When you are up to the neck in a steaming heap of ordure, the person who throws you a line is automatically, at first impression, a saviour.
However, if the rescue rope is then secured with a slip-knot around the very same neck, that assumption is quickly shattered.
Such is the situation we find ourselves in with Deputy President Cyril Ramapaphosa. There is a palpable public excitement about the man most perceive as a knight in shining armour who will rescue the damsel in distress, South Africa. Such national hopefulness, pretty much dormant since the Nelson Mandela years, will soon evaporate should our hero inadvertently skewer with his lance the heart of the maiden he is supposedly saving.
One firstly should not underestimate the challenges Ramaphosa faces after his narrow victory last month to become president of the ANC and, likely, the next president of South Africa. For it truly is a monumental pile of excrement that we are in.
The years under President Jacob Zuma have hollowed out the country, leaving just the husk. We are a nation that is economically crippled and morally skint.
For the past decade, the primary purpose of this government has not been the welfare of ordinary citizens, but the enrichment of criminal parasites. Our eventual recovery and redemption will demand much more than just excising Zuma and his Gupta cronies from public life.
Virtually every managerial level of the public service and the many state-owned entities is overrun by corrupt and incompetent Zuma cadres.
These drones are entrenched and unrepentant.

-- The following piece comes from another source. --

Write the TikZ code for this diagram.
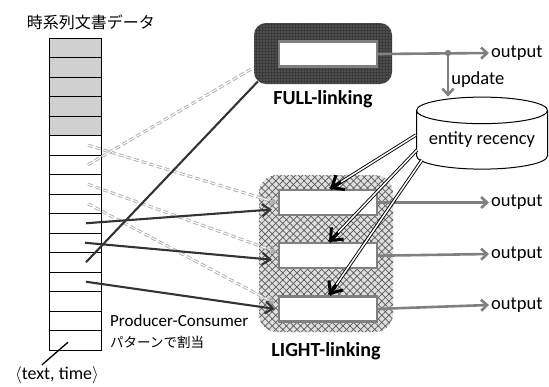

They will not be easy to budge from the feeding trough, especially since the “struggle veteran” generation, which actually did have an ideological commitment to serving the people, has pretty much been pushed out, or bailed out, of the most influential positions in the ANC hierarchy.
The party itself has moved from being a political organisation trying to implement a coherent ideology. It is now little more than an employment agency and a distribution hub for snaffled state assets.
And since the fiscus is running low, the focus is inevitably switching to ways of accessing the wealth of the private sector. Talk of a “wealth tax” has revived and delegates to the December conference committed the government to amending the constitution to allow the seizure of agricultural land, primarily
white-owned, without compensation.
Ramaphosa promises this will not be a “smash and grab” operation like that which impoverished Zimbabwe and that it will be done in a manner that would not endanger the economy, agricultural production, and food security. This week he told eNCA that South Africans had no need to be nervous.
“Land is a very broad, as well as a complex, issue and it has to be handled very delicately, because there is quite a lot of emotion. The real issue, though, is that most of the redistributed land is lying derelict at the moment. It’s not being worked.”
It is true, as Ramaphosa says, that the failure of redistributed land to be productive is an important issue. So, too, is the fact that until now successful land claimants have had a choice between being compensated with alternative land or with cash, with most of them taking the money – so, bizarrely, many successful land claimants remain landless. But the “real issue” is that seizing the property of another person without compensation is a fundamental negation of human rights.
As black Zimbabweans eventually found out, a state that has licence to confiscate your neighbour’s property on the basis of race or ethnicity will soon enough progress to confiscating yours, despite sharing your race or ethnicity. Such is human acquisitiveness and greed.
And as the Institute of Race Relations points out, amending the property clause of the constitution affects all property, not just agricultural land. “Pressure would rapidly build from interest groups within the state and the ruling party to apply this to other sectors of the economy. This might take the form of expropriation of shares to satisfy empowerment goals… It is not inconceivable that culturally significant artworks or artefacts in private ownership might not also be targeted.”
Nor, for that matter, would there be anything to stop the state from seizing little parcels of privately owned land in towns and cities. Just watch the widespread indifference of the urban commentariat to the fate of white commercial farmers quickly change when their suburban homes become the targets of the expropriation-without-compensation machine.
It was to prevent a corrosively endless cycle of theft and retaliation that South Africans negotiated a constitution that has stood us in such good stead in bolstering the rule of law under onslaught from the Zupta axis. Ramaphosa was prominent in the establishment of that framework of rights and it would be tragic if he now became complicit in its erosion.